Open benrito opened 5 months ago
Possible logic:
InteractionManager (needs to have something like "forced_injection" in simulator) Interaction (needs to have a listener?) PlantoidDialogue Listen
Think (listener; if received “interrupt event” immediately stop generation and append to message history) | Speak (if received “interrupt event” immediately stop generation and emit “interrupt” event)
In Speak….
if_human == false;
ShadowListener(self)
Shadow Deepgram transcription in subprocess;
Microphone threshold
If threshold passed, reset transcription
Terminate think | speak
Wait for is_final
force injection step as Human
Based on a lot of user testing, this is the #1 thing that will make the system more lifelike.
Expected behavior when "interruption" is enabled in config:
While a Plantoid is speaking, a human who speaks loudly can interrupt.
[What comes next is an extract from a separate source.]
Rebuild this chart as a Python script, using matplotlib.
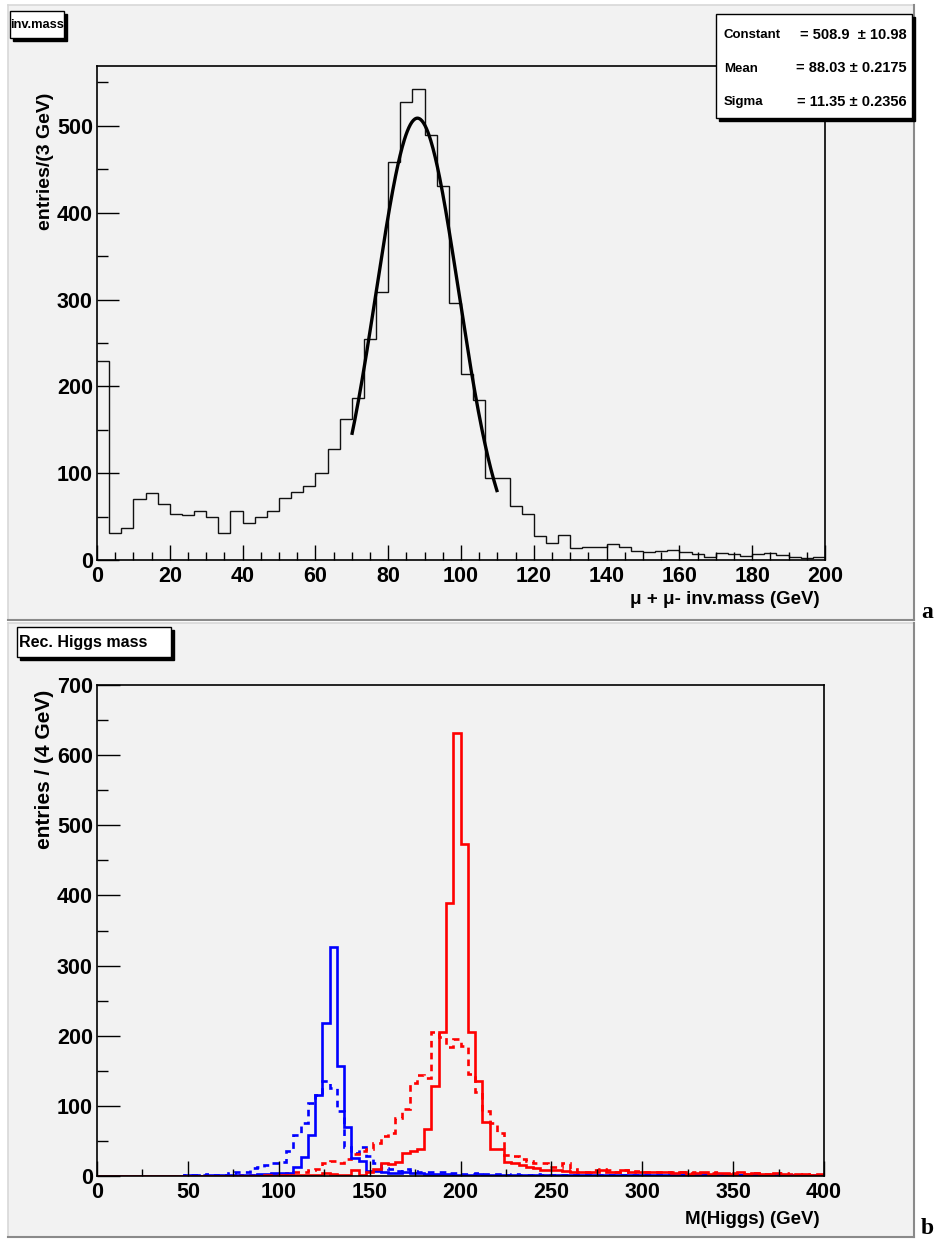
import numpy as np
import matplotlib
matplotlib.use("Agg")
import matplotlib.pyplot as plt
from matplotlib.patches import Rectangle
from matplotlib.ticker import MultipleLocator

# ---------------- data ----------------
# top panel: mu+ mu- invariant mass, 60 bins over 0..200 GeV
inv_range = (0, 200)
inv_counts = [229, 31, 37, 70, 77, 64, 53, 52, 57, 50,
              31, 56, 43, 49, 57, 71, 78, 85, 100, 128,
              162, 187, 255, 309, 459, 527, 542, 489, 431, 296,
              214, 184, 95, 95, 62, 53, 28, 20, 29, 14,
              15, 15, 18, 15, 10, 9, 10, 12, 9, 7,
              4, 8, 7, 5, 7, 8, 6, 4, 2, 3]
fit_constant = 508.9
fit_mean = 88.03
fit_sigma = 11.35
fit_range = (70, 110)
stats_labels = ["Constant", "Mean", "Sigma"]
stats_values = ["= 508.9  \u00b1 10.98", "= 88.03 \u00b1 0.2175", "= 11.35 \u00b1 0.2356"]

# bottom panel: reconstructed Higgs mass, 100 bins over 0..400 GeV
higgs_range = (0, 400)
blue_solid = [0, 0, 0, 0, 0, 0, 0, 0, 0, 0,
              0, 0, 1, 1, 0, 1, 1, 1, 2, 2,
              2, 2, 3, 3, 4, 4, 4, 13, 27, 58,
              116, 218, 326, 157, 70, 26, 21, 7, 7, 5,
              4, 4, 5, 4, 4, 3, 3, 3, 3, 2,
              2, 2, 3, 2, 2, 2, 2, 1, 2, 2,
              1, 2, 1, 2, 2, 1, 1, 2, 1, 1,
              2, 1, 1, 1, 2, 1, 1, 1, 1, 1,
              1, 1, 1, 1, 1, 1, 0, 1, 1, 0,
              1, 0, 1, 1, 0, 1, 0, 1, 0, 1]
blue_dashed = [0, 0, 0, 0, 0, 0, 0, 0, 0, 0,
               0, 0, 2, 1, 1, 3, 2, 2, 4, 6,
               5, 12, 13, 16, 18, 20, 35, 59, 76, 104,
               115, 135, 126, 92, 41, 33, 42, 28, 19, 12,
               10, 7, 10, 7, 6, 6, 5, 5, 4, 4,
               3, 3, 4, 3, 3, 3, 2, 3, 2, 2,
               3, 2, 2, 2, 2, 2, 1, 2, 2, 1,
               2, 1, 2, 1, 1, 2, 1, 1, 1, 1,
               1, 1, 1, 1, 1, 0, 1, 1, 1, 0,
               1, 1, 0, 1, 0, 1, 1, 0, 1, 0]
red_solid = [0, 0, 0, 0, 0, 0, 0, 0, 0, 0,
             0, 0, 0, 0, 0, 0, 0, 0, 0, 0,
             0, 0, 0, 1, 0, 1, 1, 2, 1, 2,
             1, 4, 3, 1, 1, 8, 1, 6, 10, 19,
             17, 20, 33, 35, 38, 67, 128, 205, 389, 632,
             474, 205, 136, 77, 38, 38, 20, 18, 15, 13,
             11, 9, 8, 8, 7, 5, 5, 6, 6, 8,
             6, 6, 8, 6, 5, 5, 5, 5, 6, 4,
             5, 3, 4, 5, 3, 4, 4, 3, 5, 3,
             4, 3, 3, 4, 3, 2, 3, 3, 2, 3]
red_dashed = [0, 0, 0, 0, 0, 0, 0, 0, 0, 0,
              0, 0, 0, 0, 0, 0, 0, 0, 0, 1,
              0, 1, 1, 1, 1, 2, 4, 5, 6, 8,
              10, 18, 22, 18, 24, 32, 35, 38, 47, 57,
              62, 82, 96, 132, 144, 140, 205, 198, 184, 196,
              185, 146, 120, 93, 75, 62, 30, 28, 24, 22,
              19, 18, 13, 13, 19, 10, 6, 6, 8, 10,
              8, 6, 8, 6, 7, 6, 5, 6, 6, 5,
              5, 4, 5, 4, 4, 5, 3, 4, 4, 3,
              4, 3, 3, 3, 4, 3, 2, 3, 2, 2]

top_xticks = [0, 20, 40, 60, 80, 100, 120, 140, 160, 180, 200]
top_yticks = [0, 100, 200, 300, 400, 500]
bot_xticks = [0, 50, 100, 150, 200, 250, 300, 350, 400]
bot_yticks = [0, 100, 200, 300, 400, 500, 600, 700]

# ---------------- figure ----------------
W, H = 935, 1239
fig = plt.figure(figsize=(W / 100, H / 100), dpi=100)
fig.patch.set_facecolor("white")
SANS = ["Liberation Sans", "DejaVu Sans"]
SERIF = ["Liberation Serif", "DejaVu Serif"]
plt.rcParams["font.family"] = SANS


def fx(x):
    return x / W


def fy(y):
    return 1 - y / H


def frect(x0, y0, x1, y1):
    return [fx(x0), fy(y1), fx(x1) - fx(x0), fy(y0) - fy(y1)]


PADBG = "#f2f2f2"


def draw_pad(x0, y0, x1, y1):
    r = Rectangle((fx(x0), fy(y1)), fx(x1) - fx(x0), fy(y0) - fy(y1),
                  transform=fig.transFigure, facecolor=PADBG, edgecolor="none", zorder=-2)
    fig.patches.append(r)
    kw = dict(transform=fig.transFigure, zorder=-1)
    fig.add_artist(plt.Line2D([fx(x0), fx(x1)], [fy(y0), fy(y0)], color="#d8d8d8", lw=1.2, **kw))
    fig.add_artist(plt.Line2D([fx(x0), fx(x0)], [fy(y0), fy(y1)], color="#d8d8d8", lw=1.2, **kw))
    fig.add_artist(plt.Line2D([fx(x0), fx(x1)], [fy(y1), fy(y1)], color="#8a8a8a", lw=1.5, **kw))
    fig.add_artist(plt.Line2D([fx(x1), fx(x1)], [fy(y0), fy(y1)], color="#8a8a8a", lw=1.5, **kw))


def shadow_box(x0, y0, x1, y1, off=3):
    s = Rectangle((fx(x0 + off), fy(y1 + off)), fx(x1) - fx(x0), fy(y0) - fy(y1),
                  transform=fig.transFigure, facecolor="black", edgecolor="black", zorder=5)
    b = Rectangle((fx(x0), fy(y1)), fx(x1) - fx(x0), fy(y0) - fy(y1),
                  transform=fig.transFigure, facecolor="white", edgecolor="black", lw=1.0, zorder=6)
    fig.patches.append(s)
    fig.patches.append(b)


draw_pad(8, 5, 914, 620)
draw_pad(8, 623, 914, 1237)


def style_axes(ax, xmaj, xmin, ymaj, ymin, xlen, ylen):
    ax.set_facecolor(PADBG)
    for sp in ax.spines.values():
        sp.set_linewidth(1.2)
        sp.set_color("black")
    ax.xaxis.set_major_locator(MultipleLocator(xmaj))
    ax.xaxis.set_minor_locator(MultipleLocator(xmin))
    ax.yaxis.set_major_locator(MultipleLocator(ymaj))
    ax.yaxis.set_minor_locator(MultipleLocator(ymin))
    ax.tick_params(axis="x", which="major", direction="in", length=xlen, width=1.0,
                   top=False, labelsize=15.5, pad=4)
    ax.tick_params(axis="x", which="minor", direction="in", length=xlen / 2, width=1.0, top=False)
    ax.tick_params(axis="y", which="major", direction="in", length=ylen, width=1.0,
                   right=False, labelsize=15.5, pad=3)
    ax.tick_params(axis="y", which="minor", direction="in", length=ylen / 2, width=1.0, right=False)
    for lab in ax.get_xticklabels() + ax.get_yticklabels():
        lab.set_fontweight("bold")


# ---------- top panel ----------
ax1 = fig.add_axes(frect(97, 66, 825, 560), zorder=2)
edges1 = np.linspace(inv_range[0], inv_range[1], len(inv_counts) + 1)
ax1.stairs(inv_counts, edges1, color="#111111", lw=1.0, baseline=None)
xf = np.linspace(fit_range[0], fit_range[1], 200)
ax1.plot(xf, fit_constant * np.exp(-0.5 * ((xf - fit_mean) / fit_sigma) ** 2),
         color="black", lw=2.4, solid_capstyle="butt")
ax1.set_xlim(*inv_range)
ax1.set_ylim(0, 569)
ax1.set_xticks(top_xticks)
ax1.set_yticks(top_yticks)
style_axes(ax1, 20, 5, 100, 50, 11, 16)

fig.text(fx(45), fy(93), "entries/(3 GeV)", rotation=90, ha="center", va="top",
         fontsize=14, fontweight="bold")
fig.text(fx(820), fy(600), "\u03bc + \u03bc- inv.mass (GeV)", ha="right", va="center",
         fontsize=13.5, fontweight="bold")

shadow_box(10, 11, 64, 38)
fig.text(fx(37), fy(25), "inv.mass", ha="center", va="center", fontsize=9.3,
         fontweight="bold", zorder=7)

shadow_box(716, 14, 912, 118)
for i, (lab, val) in enumerate(zip(stats_labels, stats_values)):
    yy = 35 + i * 33.5
    fig.text(fx(724), fy(yy), lab, ha="left", va="center", fontsize=9.5,
             fontweight="bold", zorder=7)
    fig.text(fx(907), fy(yy), val, ha="right", va="center", fontsize=10.5,
             fontweight="bold", zorder=7)

fig.text(fx(927), fy(612), "a", ha="center", va="center", fontsize=17,
         fontweight="bold", family=SERIF)

# ---------- bottom panel ----------
ax2 = fig.add_axes(frect(97, 685, 824, 1176), zorder=2)
edges2 = np.linspace(higgs_range[0], higgs_range[1], len(blue_solid) + 1)
ax2.stairs(blue_dashed, edges2, color="#0000ff", lw=1.9, linestyle=(0, (2.5, 2.0)), baseline=None)
ax2.stairs(red_dashed, edges2, color="#ff0000", lw=1.9, linestyle=(0, (2.5, 2.0)), baseline=None)
ax2.stairs(blue_solid, edges2, color="#0000ff", lw=1.9, baseline=None)
ax2.stairs(red_solid, edges2, color="#ff0000", lw=1.9, baseline=None)
ax2.set_xlim(*higgs_range)
ax2.set_ylim(0, 700)
ax2.set_xticks(bot_xticks)
ax2.set_yticks(bot_yticks)
style_axes(ax2, 50, 25, 100, 50, 10.5, 16.5)

fig.text(fx(45), fy(690), "entries / (4 GeV)", rotation=90, ha="center", va="top",
         fontsize=15, fontweight="bold")
fig.text(fx(820), fy(1220), "M(Higgs) (GeV)", ha="right", va="center",
         fontsize=13.5, fontweight="bold")

shadow_box(17, 627, 171, 657)
fig.text(fx(19), fy(642), "Rec. Higgs mass", ha="left", va="center", fontsize=11.5,
         fontweight="bold", zorder=7)

fig.text(fx(927), fy(1229), "b", ha="center", va="center", fontsize=17,
         fontweight="bold", family=SERIF)

fig.savefig("out.png", dpi=100, facecolor="white")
The Plantoid stops speaking, a sound is played, and it's the human's turn.
WORKING BRANCH: origin/interrupt
This requires
The creation of an interruption function that emits an event when the microphone input passes a certain threshold (see dummy implementation in experiments/interruption.py). Ideally we are using the same Modified Microphone and/or Deepgram code so we can begin listening as soon as possible (might want to keep Deepgram running during speak for this purpose?)
Incorporation of interruption function as an async or subprocess in (speak.py?)
Incorporation of a listener in (interaction.py?) that listens for an "interruption" event
When listener gets an "interruption event," clean termination of the speak process, playback of a beep sound, and ensure that whatever we have is appended to message history.
It's immediately the human's turn.
Thoughts on implementation:
For maximum seamlessness, while a Plantoid is speaking, Deepgram will be running silently; when we pass the sensitivity threshold on mic, it's immediately human's turn and we're already transcribing. If this isn't possible, we can cue the human to keep speaking.
Also in this feature — we've got experiments/ runtime_effects.py to generate realistic cue sounds (e.g., oh, um, hrm, go on, ugh, what, yeah?) that we can pre-generate and play for more immersion (instead of beeps). Can explain over voice.